В Болгарии, у подножья знаменитой Шипки, я наткнусь на кладбище русских офицеров, которые во время освобождения Болгарии от османского ига Россией, вдохновленные призывом нашего великого земляка Ивана Сергеевича Аксакова, сына Сергея Тимофеевича Аксакова, воевали на Шипке юными прапорщиками и вынуждены были уходить сюда, спасаясь от неминуемый смерти в Гражданскую войну, уже полковниками и генералами. В меру своих скромных сил, каждый раз прилетая в Болгарию, я пытался спасти кладбище от окончательного забвения, начав с того, что, взяв в руки бензопилу, стал убирать с могил повалившиеся деревья. Потом я узнаю, что у меня найдутся последователи, будет создан фонд спасения кладбища, который возглавит русский офицер этнический немец Иван Мучлер. В книге белорусского писателя Вячеслава Бондаренко, присланной им мне, я обнаружу: «Потребовались годы для того, чтобы отношение к заброшенным русским погостам за рубежом изменилось. Первым вслух заговорил о Русском кладбище на Шипке, как о безвозвратно уходящей культурной ценности, писатель Михаил Андреевич Чванов, ныне возглавляющий Мемориальный дом-музей С.Т. Аксакова и Аксаковский фонд.
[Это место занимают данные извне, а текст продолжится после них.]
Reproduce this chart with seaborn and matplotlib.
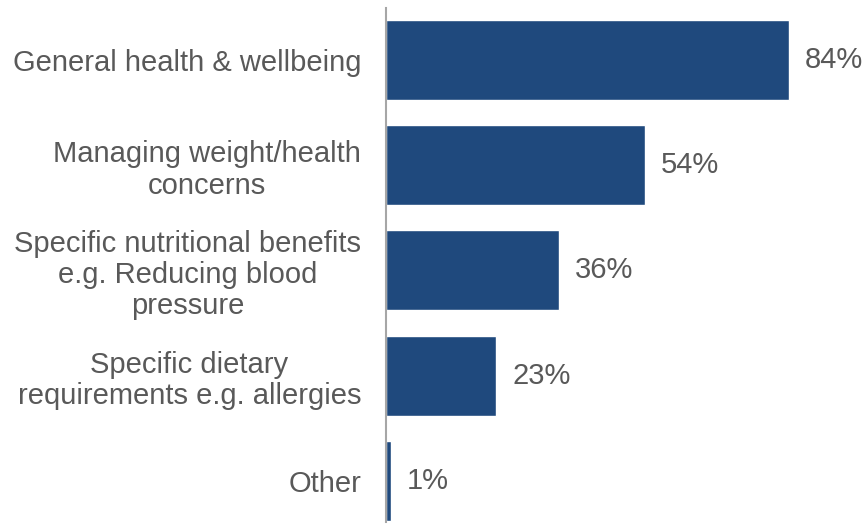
import matplotlib
matplotlib.use("Agg")
import matplotlib.pyplot as plt
import seaborn as sns
import pandas as pd

# Reasons for choosing products (share of respondents, %)
categories = [
    "General health & wellbeing",
    "Managing weight/health\nconcerns",
    "Specific nutritional benefits\ne.g. Reducing blood\npressure",
    "Specific dietary\nrequirements e.g. allergies",
    "Other",
]
values = [84, 54, 36, 23, 1]

bar_color = "#1F497D"
text_color = "#595959"

sns.set_theme(style="white")
plt.rcParams["font.family"] = ["Liberation Sans", "DejaVu Sans"]

df = pd.DataFrame({"reason": categories, "share": values})

fig = plt.figure(figsize=(8.63, 5.30), dpi=100)
ax = fig.add_axes([386 / 863, 8 / 530, 477 / 863, 514 / 530])

sns.barplot(data=df, x="share", y="reason", orient="h", color=bar_color,
            saturation=1, width=0.76, ax=ax)

ax.set_xlim(0, 99.4)
ax.set_ylim(4.39, -0.494)

for container in ax.containers:
    ax.bar_label(container, labels=[f"{v}%" for v in values], padding=11.5,
                 fontsize=21, color=text_color)

ax.set_xlabel("")
ax.set_ylabel("")
ax.set_xticks([])
ax.tick_params(axis="y", length=0, pad=18)
for lab in ax.get_yticklabels():
    lab.set_fontsize(21)
    lab.set_color(text_color)
    lab.set_horizontalalignment("right")
    lab.set_multialignment("center")
    lab.set_linespacing(1.15)

for side in ["top", "right", "bottom"]:
    ax.spines[side].set_visible(False)
ax.spines["left"].set_color("#A6A6A6")
ax.spines["left"].set_linewidth(1.5)

fig.savefig("out.png", dpi=100)
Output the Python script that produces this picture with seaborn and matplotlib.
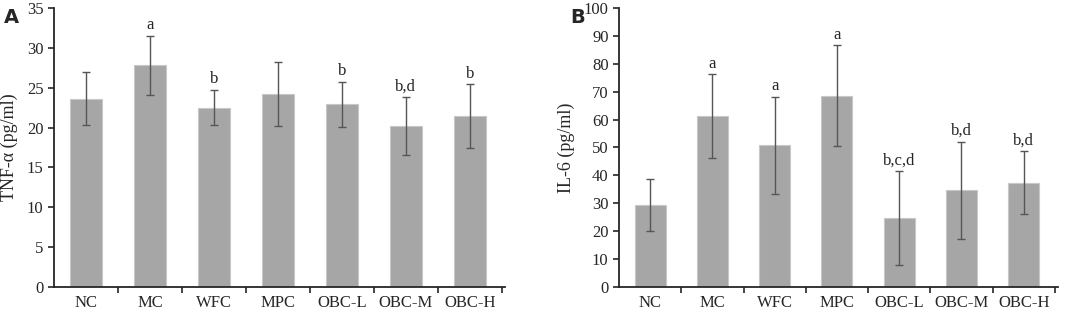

Он первый, кто своими силами начал приводить кладбище в порядок, и первый, кто посвятил Русскому некрополю на Шипке прочувствованные строки в книге «Время Концов и Начал» (1994г): «И вот я, наверное, первый из русских, кто не тайком, а на глазах сотен людей в советское время возложил к их могилам цветы. В советское время болгарские власти стыдливо прятали это кладбище за забором, туристов из СССР старательно обводили стороной. Тогда еще на некоторых могилах можно было прочесть таблички на крестах: «Полковник Василий Васильевич Луговенко (1935), «Генерал-майор Николай Дмитриевич Мануйлов (1932)… Русская женщина, заброшенная в Казанлык превратностями судьбы, отдала мне уникальные реликвии – раздаточные листки пожертвований нищенствующим последним русским офицерам и их семьям… Я определил их в Мемориальный дом-музей С.Т. Аксакова в Уфе. Его сын Иван Сергеевич Аксаков, в свое время подвинул русское правительство на освобождение болгар от османского ига». Эти сбереженные М.А Чвановым ведомости, с его любезного согласия были использованы при написании этой книги».